Recent months have been marked by significant escalation in the violence directed at women and non-Orthodox Jews praying at the Wall. At least five bar mitzvah ceremonies held in the ostensibly egalitarian “Ezrat Israel” southern section of the wall were targeted by violence in recent weeks. The bar mitzvah ceremonies included one for Seth Mann of Las Vegas, whose mother, Sari Mann, is the director of Nevada’s state AIPAC, the pro-Israel lobby.

In a passionate essay published in the Times of Israel after the incident, Seth Mann’s father, Joel, wrote that initially he was relieved when he saw police officers arrive at his son’s ceremony, which was being ruined by charedi teenagers blowing whistles and yelling “goys” at the celebrants.

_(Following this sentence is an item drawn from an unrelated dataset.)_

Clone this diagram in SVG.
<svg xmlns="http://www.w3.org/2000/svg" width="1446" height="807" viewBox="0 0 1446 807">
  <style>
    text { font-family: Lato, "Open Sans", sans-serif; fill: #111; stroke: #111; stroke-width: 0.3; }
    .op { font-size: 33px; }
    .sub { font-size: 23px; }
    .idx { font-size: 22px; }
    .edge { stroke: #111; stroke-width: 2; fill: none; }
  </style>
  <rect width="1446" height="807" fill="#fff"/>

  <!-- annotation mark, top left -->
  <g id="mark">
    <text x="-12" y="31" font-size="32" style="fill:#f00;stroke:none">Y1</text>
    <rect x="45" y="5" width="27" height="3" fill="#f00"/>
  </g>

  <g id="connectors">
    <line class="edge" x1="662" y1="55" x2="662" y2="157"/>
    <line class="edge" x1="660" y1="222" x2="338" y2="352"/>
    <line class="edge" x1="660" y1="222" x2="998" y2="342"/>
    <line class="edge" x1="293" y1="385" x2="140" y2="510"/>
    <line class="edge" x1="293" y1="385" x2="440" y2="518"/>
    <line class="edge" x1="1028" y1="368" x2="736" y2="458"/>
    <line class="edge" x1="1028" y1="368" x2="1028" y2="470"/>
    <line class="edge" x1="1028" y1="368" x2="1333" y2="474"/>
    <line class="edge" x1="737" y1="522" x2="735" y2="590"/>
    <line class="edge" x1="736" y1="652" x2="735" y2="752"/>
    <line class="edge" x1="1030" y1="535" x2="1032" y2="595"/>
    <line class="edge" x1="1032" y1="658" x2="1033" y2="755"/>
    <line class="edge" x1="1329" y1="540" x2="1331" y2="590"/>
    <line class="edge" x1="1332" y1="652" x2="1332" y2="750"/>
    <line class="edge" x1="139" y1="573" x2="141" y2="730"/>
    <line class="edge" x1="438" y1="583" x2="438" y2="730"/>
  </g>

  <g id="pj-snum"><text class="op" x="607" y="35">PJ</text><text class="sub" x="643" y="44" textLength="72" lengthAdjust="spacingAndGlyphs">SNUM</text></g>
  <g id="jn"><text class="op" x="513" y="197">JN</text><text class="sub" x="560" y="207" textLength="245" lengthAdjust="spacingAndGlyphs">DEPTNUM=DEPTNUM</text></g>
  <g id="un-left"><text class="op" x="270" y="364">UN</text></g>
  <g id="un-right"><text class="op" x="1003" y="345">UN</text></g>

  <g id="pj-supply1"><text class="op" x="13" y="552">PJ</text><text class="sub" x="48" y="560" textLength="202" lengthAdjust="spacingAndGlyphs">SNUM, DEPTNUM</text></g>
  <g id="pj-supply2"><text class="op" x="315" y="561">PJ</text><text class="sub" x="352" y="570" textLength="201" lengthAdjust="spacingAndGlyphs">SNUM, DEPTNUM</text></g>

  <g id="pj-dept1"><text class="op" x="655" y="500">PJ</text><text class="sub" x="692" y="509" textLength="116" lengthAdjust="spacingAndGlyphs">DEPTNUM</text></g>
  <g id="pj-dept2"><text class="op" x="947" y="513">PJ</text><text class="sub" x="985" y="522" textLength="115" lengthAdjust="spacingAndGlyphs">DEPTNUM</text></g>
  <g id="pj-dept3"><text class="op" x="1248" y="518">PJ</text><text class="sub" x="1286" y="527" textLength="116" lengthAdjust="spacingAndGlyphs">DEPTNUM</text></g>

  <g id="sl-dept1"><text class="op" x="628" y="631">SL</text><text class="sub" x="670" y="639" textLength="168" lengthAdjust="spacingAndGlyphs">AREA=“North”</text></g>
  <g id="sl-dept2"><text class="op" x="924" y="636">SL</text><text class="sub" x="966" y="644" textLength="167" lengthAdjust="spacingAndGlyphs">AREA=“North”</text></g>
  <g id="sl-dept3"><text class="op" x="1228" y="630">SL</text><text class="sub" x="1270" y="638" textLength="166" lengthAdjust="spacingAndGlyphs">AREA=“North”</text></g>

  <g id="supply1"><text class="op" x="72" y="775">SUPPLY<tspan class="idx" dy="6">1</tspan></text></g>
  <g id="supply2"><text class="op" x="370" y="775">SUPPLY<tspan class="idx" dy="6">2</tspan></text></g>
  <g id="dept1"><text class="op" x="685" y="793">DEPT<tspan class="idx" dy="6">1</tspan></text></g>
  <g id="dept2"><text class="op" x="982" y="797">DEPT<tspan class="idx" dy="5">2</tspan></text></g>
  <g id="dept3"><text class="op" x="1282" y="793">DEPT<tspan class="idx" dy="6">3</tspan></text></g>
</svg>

But “the police did little to nothing to stop the disturbance and sometimes violent attacks that occurred,” he wrote. “The Israeli police stood there as the charedi teens attacked Jews.”

“It was at this moment that my heart broke,” Mann went on. “I realized that not even in the State of Israel, the homeland for the Jewish people, am I allowed to pray freely and safely. My son, on his bar mitzvah, is told he is not Jewish.”

Prime Minister Yair Lapid called the family to express his dismay, and later ordered that barriers separating men and women in traditional Jewish places of worship be prohibited in the egalitarian section of the Western Wall. The barriers, called mechitzas, recently have been used as instruments of violence against worshippers.

In the chaos last Friday, one small figure appeared unfazed. That was Lucia da Silva, the slight but self-assured bat mitzvah girl, for whom this was the culmination of a full year of study of the sacred texts and of the Hebrew language. The bat mitzvah, she said, was among the highlights of her trip to Israel, along with the Dead Sea and the beach.

Back home in Seattle, Danelo said that she and her wife, Cara Stoddard, sometimes felt attacked for their Zionism. In Israel, she shrugged, they were “attacked for being … Jews.”